Casey is in favor of accepting online purchase orders as well. Yet, he warns retailers to verify that purchases made in this way are indeed for a school and that the school has authorized the purchase. And, because purchase orders are less secure than credit cards, he advises collecting phone numbers and names with such orders.
One way to verify school status is by using specific teacher/school databases, such as Quality Education Data — (a Scholastic company) or MCH. Unlike normal list brokers, these companies use live telephone operators to verify a teacher’s whereabouts, with 99 percent accuracy. (They also come in handy when compiling mailing lists.)
In addition, publicity in educator journals, news bulletins and other Web sites, like The Big Deal Book, Learning Magazine and school district newsletters, can provide a cost-efficient and renewable means of driving teachers to learning resources on your Web site.
Bart Demarco, owner of Park Ridge, N.J.’s Brighter Starts LLC, advertises on the New Jersey Teachers’ Association’s Web site and offers a teacher discount.
Also, at least one teacher trade show occurs somewhere in America every week. Choosing the right one can pay off. According to Casey, “some have upwards of 15,000 delegates. Hand out games, chotzkes, things for the teacher’s desk. Drive them to your site.” Although exhibiting at these shows is expensive, costs are offset by the fact that sales can be made right at the show.

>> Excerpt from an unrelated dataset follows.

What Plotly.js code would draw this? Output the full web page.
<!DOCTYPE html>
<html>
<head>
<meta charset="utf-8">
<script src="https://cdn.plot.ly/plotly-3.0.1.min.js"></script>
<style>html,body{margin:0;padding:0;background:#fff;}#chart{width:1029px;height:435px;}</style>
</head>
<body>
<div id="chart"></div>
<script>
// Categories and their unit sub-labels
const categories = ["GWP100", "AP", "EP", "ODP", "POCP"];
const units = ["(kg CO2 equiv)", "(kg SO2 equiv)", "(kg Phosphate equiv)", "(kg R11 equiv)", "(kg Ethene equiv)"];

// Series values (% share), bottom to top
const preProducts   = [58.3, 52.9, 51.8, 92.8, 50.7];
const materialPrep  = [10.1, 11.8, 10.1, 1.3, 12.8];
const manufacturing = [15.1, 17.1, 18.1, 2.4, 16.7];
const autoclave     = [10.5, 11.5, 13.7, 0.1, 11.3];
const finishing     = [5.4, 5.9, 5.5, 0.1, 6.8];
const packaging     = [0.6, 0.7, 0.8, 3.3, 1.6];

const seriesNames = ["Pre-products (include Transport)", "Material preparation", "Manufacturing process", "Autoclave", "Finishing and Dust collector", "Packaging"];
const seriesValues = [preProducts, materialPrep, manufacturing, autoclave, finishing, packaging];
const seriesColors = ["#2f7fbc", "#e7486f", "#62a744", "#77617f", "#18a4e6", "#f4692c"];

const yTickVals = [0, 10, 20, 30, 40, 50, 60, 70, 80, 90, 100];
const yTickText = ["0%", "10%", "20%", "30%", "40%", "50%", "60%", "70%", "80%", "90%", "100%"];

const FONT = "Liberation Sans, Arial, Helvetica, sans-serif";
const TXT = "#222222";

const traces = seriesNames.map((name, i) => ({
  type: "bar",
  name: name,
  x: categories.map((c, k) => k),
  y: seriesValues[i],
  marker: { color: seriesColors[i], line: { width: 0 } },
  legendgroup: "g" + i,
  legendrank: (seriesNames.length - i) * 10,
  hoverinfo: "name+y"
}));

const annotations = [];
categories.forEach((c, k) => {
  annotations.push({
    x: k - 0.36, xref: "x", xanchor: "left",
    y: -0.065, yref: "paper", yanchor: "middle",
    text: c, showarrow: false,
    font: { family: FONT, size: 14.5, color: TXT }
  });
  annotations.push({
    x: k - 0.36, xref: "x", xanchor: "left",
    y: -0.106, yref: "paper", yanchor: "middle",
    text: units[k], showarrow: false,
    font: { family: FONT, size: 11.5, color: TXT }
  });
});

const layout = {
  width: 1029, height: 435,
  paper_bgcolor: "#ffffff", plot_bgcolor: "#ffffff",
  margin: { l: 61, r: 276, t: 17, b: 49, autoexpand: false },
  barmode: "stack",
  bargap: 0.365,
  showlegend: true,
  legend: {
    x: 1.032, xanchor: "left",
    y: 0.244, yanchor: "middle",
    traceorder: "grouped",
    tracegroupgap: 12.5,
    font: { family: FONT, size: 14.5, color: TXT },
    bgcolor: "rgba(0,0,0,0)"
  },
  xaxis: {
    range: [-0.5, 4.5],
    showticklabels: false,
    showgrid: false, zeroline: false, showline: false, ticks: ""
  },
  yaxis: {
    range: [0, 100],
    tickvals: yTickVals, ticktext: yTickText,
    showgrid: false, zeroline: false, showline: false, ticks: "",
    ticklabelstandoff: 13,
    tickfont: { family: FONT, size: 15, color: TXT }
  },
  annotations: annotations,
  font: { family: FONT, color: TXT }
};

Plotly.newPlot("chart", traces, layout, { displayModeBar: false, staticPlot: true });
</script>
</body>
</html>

In the end, provide content, products and services that teachers want. Remember: Teachers work hard and are always looking for ways to streamline their time. Don’t waste it.

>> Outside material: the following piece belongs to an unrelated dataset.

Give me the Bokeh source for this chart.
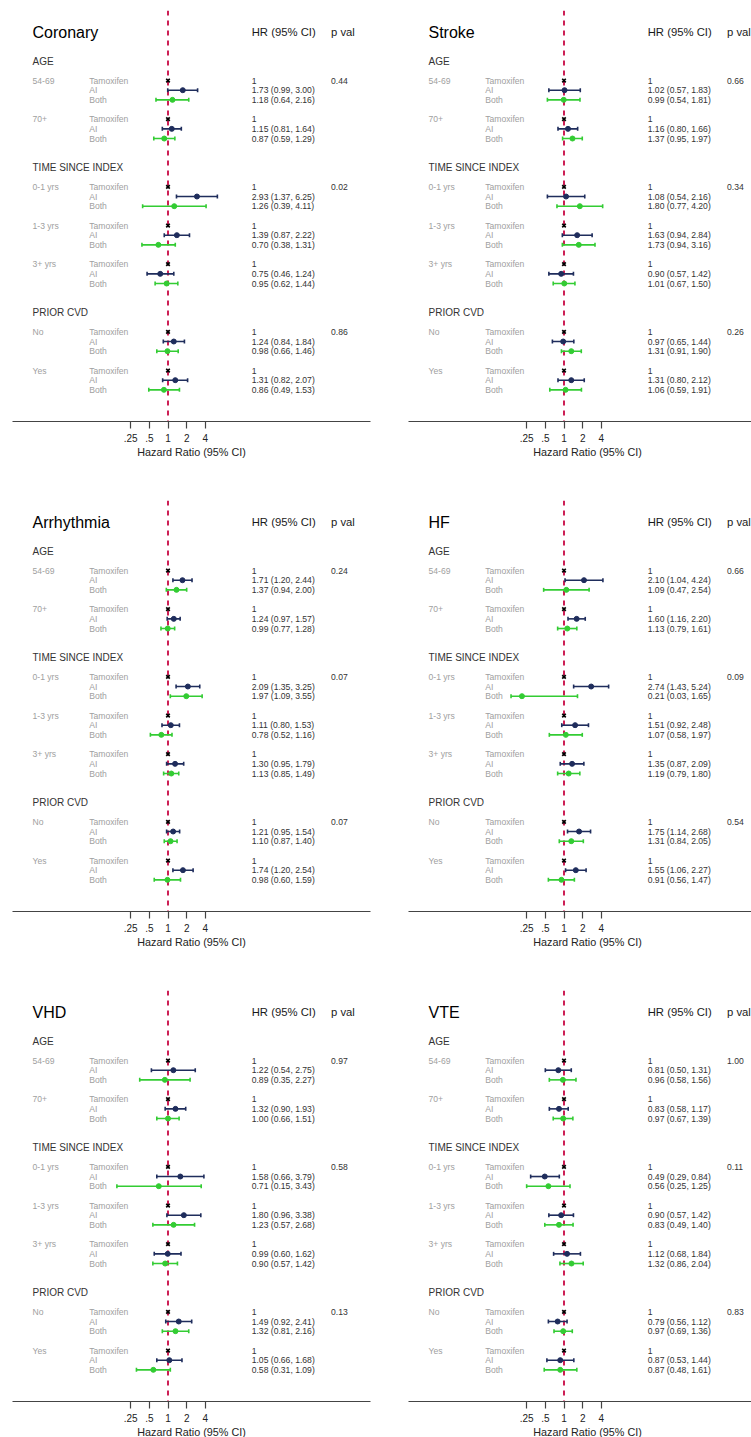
import numpy as np
from bokeh.plotting import figure
from bokeh.models import (Range1d, LinearScale, FixedTicker, Span, Whisker,
                          ColumnDataSource, TeeHead)
from bokeh.layouts import column, row
from bokeh.embed import file_html
from bokeh.resources import INLINE
from bokeh.core.properties import value

# ---------------- data ----------------
outcomes = ["Coronary", "Stroke", "Arrhythmia", "HF", "VHD", "VTE"]
sections = ["AGE", "TIME SINCE INDEX", "PRIOR CVD"]
subgroups = [["54-69", "70+"], ["0-1 yrs", "1-3 yrs", "3+ yrs"], ["No", "Yes"]]
treatments = ["Tamoxifen", "AI", "Both"]
tick_values = [0.25, 0.5, 1.0, 2.0, 4.0]
tick_labels = [".25", ".5", "1", "2", "4"]

# [HR, lower, upper] per subgroup: 54-69, 70+, 0-1 yrs, 1-3 yrs, 3+ yrs, No, Yes
coronary_ai = [[1.73, 0.99, 3.00], [1.15, 0.81, 1.64], [2.93, 1.37, 6.25], [1.39, 0.87, 2.22],
               [0.75, 0.46, 1.24], [1.24, 0.84, 1.84], [1.31, 0.82, 2.07]]
coronary_both = [[1.18, 0.64, 2.16], [0.87, 0.59, 1.29], [1.26, 0.39, 4.11], [0.70, 0.38, 1.31],
                 [0.95, 0.62, 1.44], [0.98, 0.66, 1.46], [0.86, 0.49, 1.53]]
coronary_p = ["0.44", "0.02", "0.86"]

stroke_ai = [[1.02, 0.57, 1.83], [1.16, 0.80, 1.66], [1.08, 0.54, 2.16], [1.63, 0.94, 2.84],
             [0.90, 0.57, 1.42], [0.97, 0.65, 1.44], [1.31, 0.80, 2.12]]
stroke_both = [[0.99, 0.54, 1.81], [1.37, 0.95, 1.97], [1.80, 0.77, 4.20], [1.73, 0.94, 3.16],
               [1.01, 0.67, 1.50], [1.31, 0.91, 1.90], [1.06, 0.59, 1.91]]
stroke_p = ["0.66", "0.34", "0.26"]

arrhythmia_ai = [[1.71, 1.20, 2.44], [1.24, 0.97, 1.57], [2.09, 1.35, 3.25], [1.11, 0.80, 1.53],
                 [1.30, 0.95, 1.79], [1.21, 0.95, 1.54], [1.74, 1.20, 2.54]]
arrhythmia_both = [[1.37, 0.94, 2.00], [0.99, 0.77, 1.28], [1.97, 1.09, 3.55], [0.78, 0.52, 1.16],
                   [1.13, 0.85, 1.49], [1.10, 0.87, 1.40], [0.98, 0.60, 1.59]]
arrhythmia_p = ["0.24", "0.07", "0.07"]

hf_ai = [[2.10, 1.04, 4.24], [1.60, 1.16, 2.20], [2.74, 1.43, 5.24], [1.51, 0.92, 2.48],
         [1.35, 0.87, 2.09], [1.75, 1.14, 2.68], [1.55, 1.06, 2.27]]
hf_both = [[1.09, 0.47, 2.54], [1.13, 0.79, 1.61], [0.21, 0.03, 1.65], [1.07, 0.58, 1.97],
           [1.19, 0.79, 1.80], [1.31, 0.84, 2.05], [0.91, 0.56, 1.47]]
hf_p = ["0.66", "0.09", "0.54"]

vhd_ai = [[1.22, 0.54, 2.75], [1.32, 0.90, 1.93], [1.58, 0.66, 3.79], [1.80, 0.96, 3.38],
          [0.99, 0.60, 1.62], [1.49, 0.92, 2.41], [1.05, 0.66, 1.68]]
vhd_both = [[0.89, 0.35, 2.27], [1.00, 0.66, 1.51], [0.71, 0.15, 3.43], [1.23, 0.57, 2.68],
            [0.90, 0.57, 1.42], [1.32, 0.81, 2.16], [0.58, 0.31, 1.09]]
vhd_p = ["0.97", "0.58", "0.13"]

vte_ai = [[0.81, 0.50, 1.31], [0.83, 0.58, 1.17], [0.49, 0.29, 0.84], [0.90, 0.57, 1.42],
          [1.12, 0.68, 1.84], [0.79, 0.56, 1.12], [0.87, 0.53, 1.44]]
vte_both = [[0.96, 0.58, 1.56], [0.97, 0.67, 1.39], [0.56, 0.25, 1.25], [0.83, 0.49, 1.40],
            [1.32, 0.86, 2.04], [0.97, 0.69, 1.36], [0.87, 0.48, 1.61]]
vte_p = ["1.00", "0.11", "0.83"]

panel_ai = [coronary_ai, stroke_ai, arrhythmia_ai, hf_ai, vhd_ai, vte_ai]
panel_both = [coronary_both, stroke_both, arrhythmia_both, hf_both, vhd_both, vte_both]
panel_p = [coronary_p, stroke_p, arrhythmia_p, hf_p, vhd_p, vte_p]

# ---------------- style / geometry ----------------
FONT = "Liberation Sans"
ROW_H = 9.666           # px per text row
FRAME_H = 411
FRAME_W = 358
TOP_GAP = 21.7          # px from frame top to title row
REF_OFF = 155.5         # px from frame left to HR = 1
PX_PER_LOG2 = 18.675
LOW_LIMIT = 0.14        # lowest HR drawn
AI_COLOR = "#1f2d5c"
BOTH_COLOR = "#33cc33"
REF_COLOR = "#cc1f55"
GRAY = "#a0a0a0"
DARK = "#333333"


def row_layout():
    sec_rows, sub_rows = [], []
    r = 3
    for subs in subgroups:
        sec_rows.append(r)
        r += 2
        for _ in subs:
            sub_rows.append(r)
            r += 4
        r += 1
    return sec_rows, sub_rows


SEC_ROWS, SUB_ROWS = row_layout()


def make_panel(name, ai, both, pvals, left_border, right_border, top_border, bottom_border):
    x0 = 2 ** (-REF_OFF / PX_PER_LOG2)
    x1 = 2 ** ((FRAME_W - REF_OFF) / PX_PER_LOG2)
    y_top = -TOP_GAP / ROW_H
    y_bot = (FRAME_H - TOP_GAP) / ROW_H
    p = figure(frame_width=FRAME_W, frame_height=FRAME_H, x_axis_type="log",
               x_range=Range1d(x0, x1), y_range=Range1d(y_bot, y_top),
               output_backend="svg", toolbar_location=None, y_axis_location=None,
               min_border_left=left_border, min_border_right=right_border,
               min_border_top=top_border, min_border_bottom=bottom_border)
    p.extra_x_ranges = {"px": Range1d(-REF_OFF, FRAME_W - REF_OFF)}
    p.extra_x_scales = {"px": LinearScale()}
    p.outline_line_color = None
    p.grid.visible = False
    p.background_fill_color = "white"
    p.border_fill_color = "white"

    # reference line
    p.add_layout(Span(location=1, dimension="height", line_color=REF_COLOR,
                      line_width=2, line_dash="5 5", level="underlay"))

    # x-axis
    ax = p.xaxis[0]
    ax.ticker = FixedTicker(ticks=tick_values, minor_ticks=[])
    ax.major_label_overrides = {v: l for v, l in zip(tick_values, tick_labels)}
    ax.axis_label = "Hazard Ratio (95% CI)"
    ax.axis_label_text_font_style = "normal"
    ax.axis_label_text_font = FONT
    ax.axis_label_text_font_size = "10.8px"
    ax.axis_label_text_color = "#222222"
    ax.axis_label_standoff = 1
    ax.major_label_text_font = FONT
    ax.major_label_text_font_size = "10px"
    ax.major_label_text_color = "#222222"
    ax.major_label_standoff = 5
    ax.major_tick_out = 7
    ax.major_tick_in = 0
    ax.minor_tick_line_color = None
    ax.axis_line_color = "#444444"
    ax.major_tick_line_color = "#444444"
    ax.axis_line_width = 1.2
    ax.major_tick_line_width = 1.2

    def txt(x, y, t, size, color):
        p.text(x=x, y=y, text=t, x_range_name="px", text_font=value(FONT),
               text_font_size=size, text_color=color, text_align="left",
               text_baseline="middle")

    # headers
    txt([-135.5], [0], [name], "16px", "#000000")
    txt([83.7], [0], ["HR (95% CI)"], "11.3px", "#1a1a1a")
    txt([163], [0], ["p val"], "11.3px", "#1a1a1a")
    txt([-135.5] * len(sections), SEC_ROWS, sections, "10px", DARK)

    sub_names = [s for subs in subgroups for s in subs]
    txt([-135.5] * len(sub_names), SUB_ROWS, sub_names, "8.6px", GRAY)

    tr_y, tr_t = [], []
    hr_y, hr_t = [], []
    for k, r in enumerate(SUB_ROWS):
        for j, t in enumerate(treatments):
            tr_y.append(r + j)
            tr_t.append(t)
        hr_y += [r, r + 1, r + 2]
        hr_t += ["1",
                 "%.2f (%.2f, %.2f)" % tuple(ai[k]),
                 "%.2f (%.2f, %.2f)" % tuple(both[k])]
    txt([-78.8] * len(tr_y), tr_y, tr_t, "8.6px", GRAY)
    txt([83.7] * len(hr_y), hr_y, hr_t, "8.6px", DARK)

    first_sub = []
    idx = 0
    for subs in subgroups:
        first_sub.append(SUB_ROWS[idx])
        idx += len(subs)
    txt([163] * len(pvals), first_sub, pvals, "8.6px", DARK)

    # estimates
    for data, off, color in ((ai, 1, AI_COLOR), (both, 2, BOTH_COLOR)):
        arr = np.array(data, dtype=float)
        src = ColumnDataSource(dict(
            y=[r + off for r in SUB_ROWS], hr=arr[:, 0],
            lo=np.maximum(arr[:, 1], LOW_LIMIT), hi=arr[:, 2]))
        w = Whisker(source=src, base="y", lower="lo", upper="hi", dimension="width",
                    line_color=color, line_width=1.6, level="glyph",
                    upper_head=TeeHead(size=4, line_color=color, line_width=1.6),
                    lower_head=TeeHead(size=4, line_color=color, line_width=1.6))
        p.add_layout(w)
        p.scatter(x="hr", y="y", source=src, marker="circle", size=5,
                  fill_color=color, line_color=color)

    p.scatter(x=[1.0] * len(SUB_ROWS), y=SUB_ROWS, marker="x", size=5,
              line_width=1.7, line_color="black")
    return p


figs = []
for i, name in enumerate(outcomes):
    left = i % 2 == 0
    left_border = 12 if left else 4
    right_border = 34 if left else 0
    top_border = 10 if i < 2 else 2
    bottom_border = 77 if i < 4 else 36
    figs.append(make_panel(name, panel_ai[i], panel_both[i], panel_p[i],
                           left_border, right_border, top_border, bottom_border))

layout = column(row(figs[0], figs[1]), row(figs[2], figs[3]), row(figs[4], figs[5]))
open("out.html", "w").write(file_html(layout, INLINE))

Below are a few products that capture teacher interest via the Web.
When you get right down to it, what´s more fun than science? If it´s the kind of scientific activities included in Mind Blowing Science, the answer is "not much." It´s tough to beat the color-changing erupting volcanoes, the never-wet sand, and all the other experiments waiting to be conducted in this set. The package includes red cabbage powder, baking soda, cooking oil, corn starch, goldenrod paper, cotton swabs, test tubes and caps, plastic cups, pipettes, magnifier, measuring scoops and a guide. Parental supervision is required.
— As of 1.06.2011 this product had 4.5 out of 5 stars from 51 reviews on Amazon.com and was No. 15 on the top 100 bestselling toys and games. Pros:
Colorful experiments intrigue young children. Cons:
Adult supervision required at all times; too simple for older children.
— “We sell a lot of that one. It’s very colorful and it’s very popular. We sell about six per month,” Gwen Bowden, manager of Doodlehopper for Kids
in Springfield, Va., said in late August 2009.
— Two of 38 retailers told TDmonthly
in early fall 2009 that Mind Blowing Science is a best-selling science product at their stores. Disgusting Science
was also named as a top seller.
A classic family game with an animal twist, this croquet set can be played indoors and out. It includes 6 colorful hand-painted animal wickets, 4 wooden mallets, 4 wooden balls and 12 wooden wicket stands. It helps promote hand-eye coordination and socialization.
Featuring beloved Reader Rabbit and Sam the Lion, these sturdy flash cards are ideal for independent play, or for special time with a teacher or parent. Fifty-six cards showcase the magic of math. Celebrate each accomplishment with fun reward stickers — 25 are included.
This transparent window on the plant world allows botanists of all ages to watch seeds sprout and grow into plants — right before their eyes. The large, transparent Sprout & Grow Window stands upright on a tabletop or windowsill. Special potting soil nurtures seeds for optimum growth. It comes with packets of bean and pea seeds, and a step-by-step guide with instructions, suggested activities and journal pages to fill in, following the process from seed planting to full-grown plants.
KIC-TAC-TOE is a revolutionary new backyard game for all ages, combining soccer ball kicking skills with the strategies of Tic-Tac-Toe. The brand new family game, introduced by Mondi Inc. of Boylston, Mass., gives the entire family the opportunity to actively enjoy aspects of the world's most popular sport, soccer, in its own backyard.